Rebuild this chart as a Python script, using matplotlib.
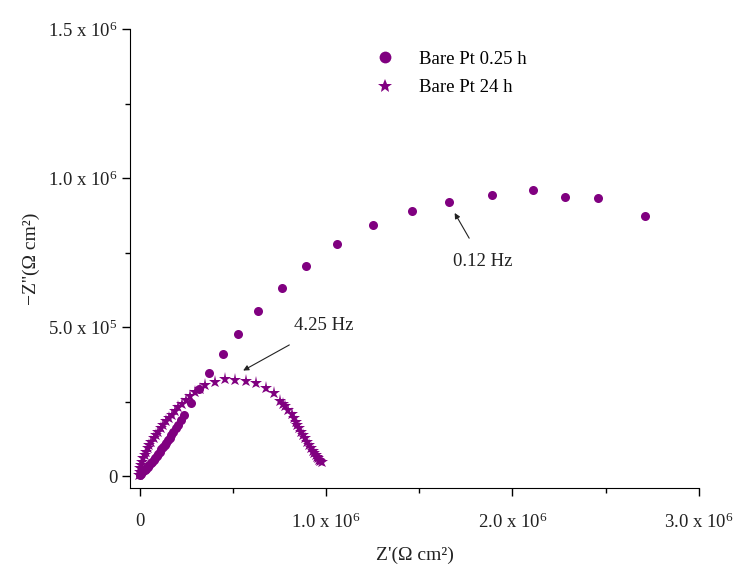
import numpy as np
import matplotlib
matplotlib.use("Agg")
import matplotlib.pyplot as plt
from matplotlib.ticker import FixedLocator, FixedFormatter

plt.rcParams['font.family'] = ['Liberation Serif', 'DejaVu Serif']
plt.rcParams['mathtext.fontset'] = 'custom'
plt.rcParams['mathtext.rm'] = 'Liberation Serif'
plt.rcParams['mathtext.it'] = 'Liberation Serif:italic'

# Bare Pt 0.25 h (units of 1e6 ohm cm^2)
zre_short = [0.000, 0.006, 0.012, 0.019, 0.026, 0.034, 0.042, 0.050, 0.058, 0.066,
             0.075, 0.084, 0.092, 0.100, 0.108, 0.116, 0.125, 0.133, 0.142, 0.151,
             0.160, 0.170, 0.180, 0.192, 0.205, 0.222, 0.240, 0.275, 0.320, 0.374,
             0.447, 0.528, 0.635, 0.764, 0.893, 1.059, 1.253, 1.462, 1.659, 1.890,
             2.108, 2.282, 2.458, 2.710]
zim_short = [0.004, 0.008, 0.012, 0.016, 0.020, 0.025, 0.030, 0.036, 0.042, 0.048,
             0.055, 0.061, 0.068, 0.075, 0.082, 0.090, 0.097, 0.104, 0.112, 0.120,
             0.128, 0.138, 0.148, 0.160, 0.172, 0.188, 0.205, 0.245, 0.292, 0.347,
             0.410, 0.477, 0.555, 0.631, 0.705, 0.779, 0.843, 0.890, 0.920, 0.943,
             0.960, 0.937, 0.932, 0.873]

# Bare Pt 24 h
zre_long = [-0.004, 0.000, 0.004, 0.008, 0.013, 0.020, 0.027, 0.034, 0.043, 0.052,
            0.062, 0.074, 0.087, 0.100, 0.113, 0.127, 0.143, 0.159, 0.175, 0.190,
            0.208, 0.226, 0.248, 0.270, 0.297, 0.324, 0.351, 0.404, 0.458, 0.512,
            0.571, 0.624, 0.676, 0.722, 0.753, 0.767, 0.781, 0.798, 0.815, 0.826,
            0.837, 0.846, 0.856, 0.867, 0.878, 0.889, 0.899, 0.909, 0.919, 0.928,
            0.937, 0.945, 0.952, 0.958, 0.964, 0.970, 0.976]
zim_long = [0.005, 0.015, 0.026, 0.037, 0.048, 0.060, 0.071, 0.082, 0.093, 0.104,
            0.115, 0.126, 0.137, 0.149, 0.160, 0.172, 0.183, 0.195, 0.206, 0.217,
            0.230, 0.243, 0.256, 0.269, 0.281, 0.293, 0.305, 0.316, 0.325, 0.321,
            0.319, 0.313, 0.296, 0.277, 0.252, 0.243, 0.234, 0.221, 0.208, 0.195,
            0.182, 0.171, 0.160, 0.148, 0.137, 0.126, 0.115, 0.104, 0.093, 0.085,
            0.076, 0.070, 0.064, 0.059, 0.055, 0.051, 0.048]

labels = ['Bare Pt 0.25 h', 'Bare Pt 24 h']
xticks = [0, 1e6, 2e6, 3e6]
xticklabels = ['0', r'1.0 x 10$^{6}$', r'2.0 x 10$^{6}$', r'3.0 x 10$^{6}$']
yticks = [0, 5e5, 1e6, 1.5e6]
yticklabels = ['0', r'5.0 x 10$^{5}$', r'1.0 x 10$^{6}$', r'1.5 x 10$^{6}$']

purple = '#800080'

fig = plt.figure(figsize=(7.41, 5.72), dpi=100)
ax = fig.add_axes([0.176, 0.147, 0.767, 0.802])

ax.plot(np.array(zre_short) * 1e6, np.array(zim_short) * 1e6, 'o', color=purple,
        markersize=6.5, markeredgewidth=0, label=labels[0])
ax.plot(np.array(zre_long) * 1e6, np.array(zim_long) * 1e6, '*', color=purple,
        markersize=9.5, markeredgewidth=0, label=labels[1])

ax.set_xlim(-0.05e6, 3.0e6)
ax.set_ylim(-0.04e6, 1.5e6)

ax.spines['top'].set_visible(False)
ax.spines['right'].set_visible(False)

ax.xaxis.set_major_locator(FixedLocator(xticks))
ax.xaxis.set_major_formatter(FixedFormatter(xticklabels))
ax.xaxis.set_minor_locator(FixedLocator([0.5e6, 1.5e6, 2.5e6]))
ax.yaxis.set_major_locator(FixedLocator(yticks))
ax.yaxis.set_major_formatter(FixedFormatter(yticklabels))
ax.yaxis.set_minor_locator(FixedLocator([0.25e6, 0.75e6, 1.25e6]))

ax.tick_params(which='major', direction='out', length=6, width=1, labelsize=13.5,
               labelcolor='#222222')
ax.tick_params(which='minor', direction='out', length=3.5, width=1)
ax.tick_params(axis='x', pad=12)

ax.set_xlabel("Z'(\u03a9 cm\u00b2)", fontsize=14, color='#222222', labelpad=10)
ax.set_ylabel("\u2212Z''(\u03a9 cm\u00b2)", fontsize=14, color='#222222', labelpad=6)

ax.annotate('0.12 Hz', xy=(1.69e6, 0.883e6), xytext=(1.84e6, 0.72e6),
            ha='center', va='center', fontsize=13.5, color='#222222',
            arrowprops=dict(arrowstyle='-|>', color='#222222', lw=0.8,
                            mutation_scale=8, shrinkA=10, shrinkB=0))
ax.annotate('4.25 Hz', xy=(0.555e6, 0.354e6), xytext=(0.99e6, 0.505e6),
            ha='center', va='center', fontsize=13.5, color='#222222',
            arrowprops=dict(arrowstyle='-|>', color='#222222', lw=0.8,
                            mutation_scale=8, shrinkA=12, shrinkB=0))

leg = ax.legend(loc='upper left', bbox_to_anchor=(0.385, 0.99), frameon=False,
                fontsize=13.5, handletextpad=0.8, labelspacing=0.6)
leg.legend_handles[0].set_markersize(8.5)
leg.legend_handles[1].set_markersize(10)

fig.savefig('out.png', dpi=100)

*To do*. Print, exactly as written, the lines above from the first one to the one containing "0.960, 0.937, 0.932, 0.873]". Leave out pictures.

*Written reply*.
Rebuild this chart as a Python script, using matplotlib.
import numpy as np
import matplotlib
matplotlib.use("Agg")
import matplotlib.pyplot as plt
from matplotlib.ticker import FixedLocator, FixedFormatter

plt.rcParams['font.family'] = ['Liberation Serif', 'DejaVu Serif']
plt.rcParams['mathtext.fontset'] = 'custom'
plt.rcParams['mathtext.rm'] = 'Liberation Serif'
plt.rcParams['mathtext.it'] = 'Liberation Serif:italic'

# Bare Pt 0.25 h (units of 1e6 ohm cm^2)
zre_short = [0.000, 0.006, 0.012, 0.019, 0.026, 0.034, 0.042, 0.050, 0.058, 0.066,
             0.075, 0.084, 0.092, 0.100, 0.108, 0.116, 0.125, 0.133, 0.142, 0.151,
             0.160, 0.170, 0.180, 0.192, 0.205, 0.222, 0.240, 0.275, 0.320, 0.374,
             0.447, 0.528, 0.635, 0.764, 0.893, 1.059, 1.253, 1.462, 1.659, 1.890,
             2.108, 2.282, 2.458, 2.710]
zim_short = [0.004, 0.008, 0.012, 0.016, 0.020, 0.025, 0.030, 0.036, 0.042, 0.048,
             0.055, 0.061, 0.068, 0.075, 0.082, 0.090, 0.097, 0.104, 0.112, 0.120,
             0.128, 0.138, 0.148, 0.160, 0.172, 0.188, 0.205, 0.245, 0.292, 0.347,
             0.410, 0.477, 0.555, 0.631, 0.705, 0.779, 0.843, 0.890, 0.920, 0.943,
             0.960, 0.937, 0.932, 0.873]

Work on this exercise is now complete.